* Written task:
Below is a listing. Gather each line of it that contains "this".

* Records:
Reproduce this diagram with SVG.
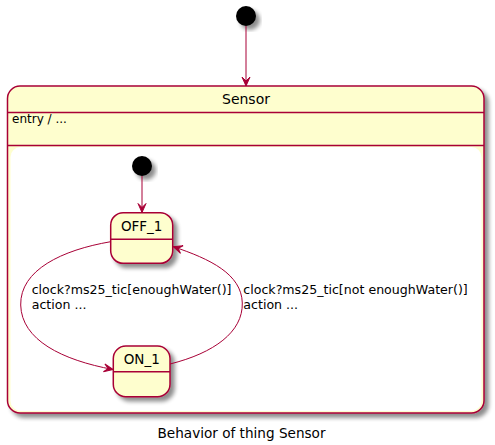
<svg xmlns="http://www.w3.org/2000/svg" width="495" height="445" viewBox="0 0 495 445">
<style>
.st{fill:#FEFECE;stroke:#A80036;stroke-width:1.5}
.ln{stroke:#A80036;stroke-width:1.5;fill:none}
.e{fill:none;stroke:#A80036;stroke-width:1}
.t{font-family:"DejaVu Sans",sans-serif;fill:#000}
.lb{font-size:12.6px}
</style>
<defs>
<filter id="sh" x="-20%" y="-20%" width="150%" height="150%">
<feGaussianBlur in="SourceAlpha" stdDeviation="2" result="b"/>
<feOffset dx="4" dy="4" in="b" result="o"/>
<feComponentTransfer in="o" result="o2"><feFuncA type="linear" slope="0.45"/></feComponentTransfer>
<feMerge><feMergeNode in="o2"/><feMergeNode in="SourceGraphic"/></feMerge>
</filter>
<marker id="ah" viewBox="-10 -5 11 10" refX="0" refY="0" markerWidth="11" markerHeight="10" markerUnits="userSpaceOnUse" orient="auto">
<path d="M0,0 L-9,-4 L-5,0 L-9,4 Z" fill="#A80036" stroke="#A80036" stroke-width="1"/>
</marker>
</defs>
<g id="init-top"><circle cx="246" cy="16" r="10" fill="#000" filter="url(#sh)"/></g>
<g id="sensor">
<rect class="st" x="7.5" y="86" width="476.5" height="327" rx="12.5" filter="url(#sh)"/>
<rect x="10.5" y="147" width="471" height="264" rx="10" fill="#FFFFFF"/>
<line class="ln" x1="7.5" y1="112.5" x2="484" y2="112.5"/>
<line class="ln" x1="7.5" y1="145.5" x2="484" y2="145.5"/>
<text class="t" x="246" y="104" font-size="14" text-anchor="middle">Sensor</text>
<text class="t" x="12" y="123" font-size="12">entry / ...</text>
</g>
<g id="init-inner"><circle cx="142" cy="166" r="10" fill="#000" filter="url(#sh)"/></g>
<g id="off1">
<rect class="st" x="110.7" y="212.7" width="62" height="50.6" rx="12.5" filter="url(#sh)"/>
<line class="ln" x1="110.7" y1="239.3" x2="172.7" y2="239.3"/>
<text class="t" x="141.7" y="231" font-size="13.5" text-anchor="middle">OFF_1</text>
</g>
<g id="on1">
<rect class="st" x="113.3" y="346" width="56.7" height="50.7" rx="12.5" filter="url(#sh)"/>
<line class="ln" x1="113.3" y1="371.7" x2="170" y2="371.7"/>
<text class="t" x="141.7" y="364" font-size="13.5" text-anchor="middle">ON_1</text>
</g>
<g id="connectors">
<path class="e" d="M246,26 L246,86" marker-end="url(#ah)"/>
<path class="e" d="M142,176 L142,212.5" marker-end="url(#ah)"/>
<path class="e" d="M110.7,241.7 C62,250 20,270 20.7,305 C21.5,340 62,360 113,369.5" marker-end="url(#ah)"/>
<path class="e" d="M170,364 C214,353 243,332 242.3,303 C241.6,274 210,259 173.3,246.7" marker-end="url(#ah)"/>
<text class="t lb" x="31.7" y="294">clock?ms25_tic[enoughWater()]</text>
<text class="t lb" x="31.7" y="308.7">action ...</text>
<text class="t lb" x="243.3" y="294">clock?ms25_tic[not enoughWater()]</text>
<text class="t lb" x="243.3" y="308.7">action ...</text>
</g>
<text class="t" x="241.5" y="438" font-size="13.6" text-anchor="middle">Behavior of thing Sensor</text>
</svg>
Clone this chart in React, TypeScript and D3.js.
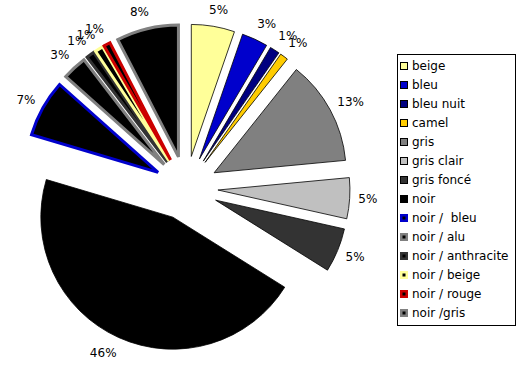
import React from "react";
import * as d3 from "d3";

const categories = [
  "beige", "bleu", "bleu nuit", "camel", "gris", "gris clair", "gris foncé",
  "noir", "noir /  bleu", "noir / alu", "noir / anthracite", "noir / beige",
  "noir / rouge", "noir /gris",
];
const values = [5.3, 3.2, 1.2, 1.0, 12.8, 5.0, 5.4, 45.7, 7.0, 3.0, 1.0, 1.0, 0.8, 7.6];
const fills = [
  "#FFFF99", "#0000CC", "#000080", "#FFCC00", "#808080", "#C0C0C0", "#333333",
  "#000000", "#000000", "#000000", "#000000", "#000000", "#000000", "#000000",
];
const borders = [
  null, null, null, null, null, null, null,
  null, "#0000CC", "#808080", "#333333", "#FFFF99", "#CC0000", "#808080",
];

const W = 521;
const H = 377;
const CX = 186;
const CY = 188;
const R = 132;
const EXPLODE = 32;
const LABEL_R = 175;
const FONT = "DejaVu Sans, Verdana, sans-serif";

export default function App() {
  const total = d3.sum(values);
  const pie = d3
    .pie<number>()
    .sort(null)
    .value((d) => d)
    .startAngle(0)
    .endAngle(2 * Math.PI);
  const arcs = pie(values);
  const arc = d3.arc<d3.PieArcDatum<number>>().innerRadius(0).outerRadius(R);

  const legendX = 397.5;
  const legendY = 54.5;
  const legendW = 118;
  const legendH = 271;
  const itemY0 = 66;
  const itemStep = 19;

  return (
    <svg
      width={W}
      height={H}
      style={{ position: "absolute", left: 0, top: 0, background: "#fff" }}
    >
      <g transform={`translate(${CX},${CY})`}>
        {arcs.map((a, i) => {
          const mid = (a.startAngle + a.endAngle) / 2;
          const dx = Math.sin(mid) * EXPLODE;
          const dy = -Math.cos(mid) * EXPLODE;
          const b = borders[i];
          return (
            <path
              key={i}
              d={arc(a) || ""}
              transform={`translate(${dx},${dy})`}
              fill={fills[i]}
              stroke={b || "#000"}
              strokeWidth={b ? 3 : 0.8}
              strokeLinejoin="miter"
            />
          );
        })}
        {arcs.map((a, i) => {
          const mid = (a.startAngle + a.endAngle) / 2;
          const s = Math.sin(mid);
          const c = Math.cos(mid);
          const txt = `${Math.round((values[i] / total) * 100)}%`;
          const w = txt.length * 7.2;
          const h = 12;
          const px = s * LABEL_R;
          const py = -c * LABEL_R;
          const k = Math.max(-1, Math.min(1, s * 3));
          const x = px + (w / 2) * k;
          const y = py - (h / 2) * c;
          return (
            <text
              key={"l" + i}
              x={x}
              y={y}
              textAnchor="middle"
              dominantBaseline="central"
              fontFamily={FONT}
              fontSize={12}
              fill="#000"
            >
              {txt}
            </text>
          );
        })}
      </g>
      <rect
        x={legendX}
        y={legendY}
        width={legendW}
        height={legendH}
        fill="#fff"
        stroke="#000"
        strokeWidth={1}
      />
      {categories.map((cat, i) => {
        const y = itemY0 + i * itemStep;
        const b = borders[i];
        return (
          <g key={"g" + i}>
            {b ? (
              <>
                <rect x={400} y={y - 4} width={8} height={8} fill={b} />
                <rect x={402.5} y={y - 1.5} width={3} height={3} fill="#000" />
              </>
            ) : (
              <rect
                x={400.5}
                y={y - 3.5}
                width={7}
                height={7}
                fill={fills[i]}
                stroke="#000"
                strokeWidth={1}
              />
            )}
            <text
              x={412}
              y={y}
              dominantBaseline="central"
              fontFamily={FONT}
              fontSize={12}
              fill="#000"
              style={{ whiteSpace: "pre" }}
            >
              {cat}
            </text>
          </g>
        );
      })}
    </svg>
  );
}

* Solution to the problem:
Reproduce this diagram with SVG.
Clone this chart in React, TypeScript and D3.js.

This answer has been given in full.